Check http://hpwizard.com/car-performance.html" for more info.

 

[mender]

The force needed to keep 160 lbs of person and vehicle is quite small; multiply the weight by a reasonable coefficient of rolling resistance ( 0.005 is pretty low but might be applicable if you're using large bicycle wheels) and you'll get the force - in this case, the force is 0.8 lbs force. Even at 0.020 (more likely for little scooter wheels), that's only 3.2 lbs.

The force needed to accelerate is F=MA; a moderate acceleration rate is about 0.1g, which means that you'll need 16 lbs of force to achieve that. As you can see, the force needed to accelerate is the number you really need to consider as it is much larger than that required for rolling resistance.

 

[Unrest]

So that would mean if I input my information F=u(.005)*m(160lb I am 120 plus 40lb frame)*(32.14 ft/s2)

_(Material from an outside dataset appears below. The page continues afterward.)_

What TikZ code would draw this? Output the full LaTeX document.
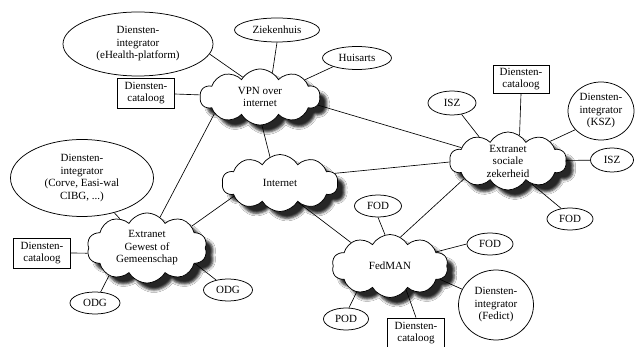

and I get 25.712 units(whats the unit?)

These units are a bit dangerous, so you have to be rigorous. Treat the units like numbers and multiply them along with everything else:

F = 0.005 * 160lb * 32ft/s²
F = 25.6 lb ft/s²
lb ft/s² is a unit of force. The weight of a 1lb mass is 32 lb ft/s² = 1 lbf
so
F = 0.8 lbf
It's a whole lot easier in SI ;)

your saying if the radius of my wheel is 4inch. I multiply that by 25.712, so i get 102.848 torque needed to break the static of friction and maybe more for hill.?

Again, carry the units through to be sure what they should be:
25 lb ft/s² * 0.33ft = 8.3 lb ft/s² * ft
= 0.26 ft-lbf

- or -

0.8lbf * 0.33ft = 0.26 ft-lbf



And change "break static friction" to "overcome rolling resistance". They're different types of friction.

 

[mender]

These units are a bit dangerous, so you have to be rigorous. Treat the units like numbers and multiply them along with everything else:

F = 0.005 * 160lb * 32ft/s²
F = 25.6 lb ft/s²
lb ft/s² is a unit of force. The weight of a 1lb mass is 32 lb ft/s² = 1 lbf
so
F = 0.8 lbf
It's a whole lot easier in SI ;)

Actually, it's much simpler in Imperial; F = 0.005* 160 lb = 0.8 lb.

One step; it's only in SI that you need to convert back and forth a few times before you get the answer in the correct units.

 

[Unrest]

Actually, it's much simpler in Imperial; F = 0.005* 160 lb = 0.8 lb.

One step; it's only in SI that you need to convert back and forth a few times before you get the answer in the correct units.

Hehe, true, and torque just as easy. As long as you don't forget that "lb" is now a force instead of a mass. Not growing up with imperials I have to do it the long way to be safe, it also causes me to put an "f" on the end for force because I can never tell the difference from context.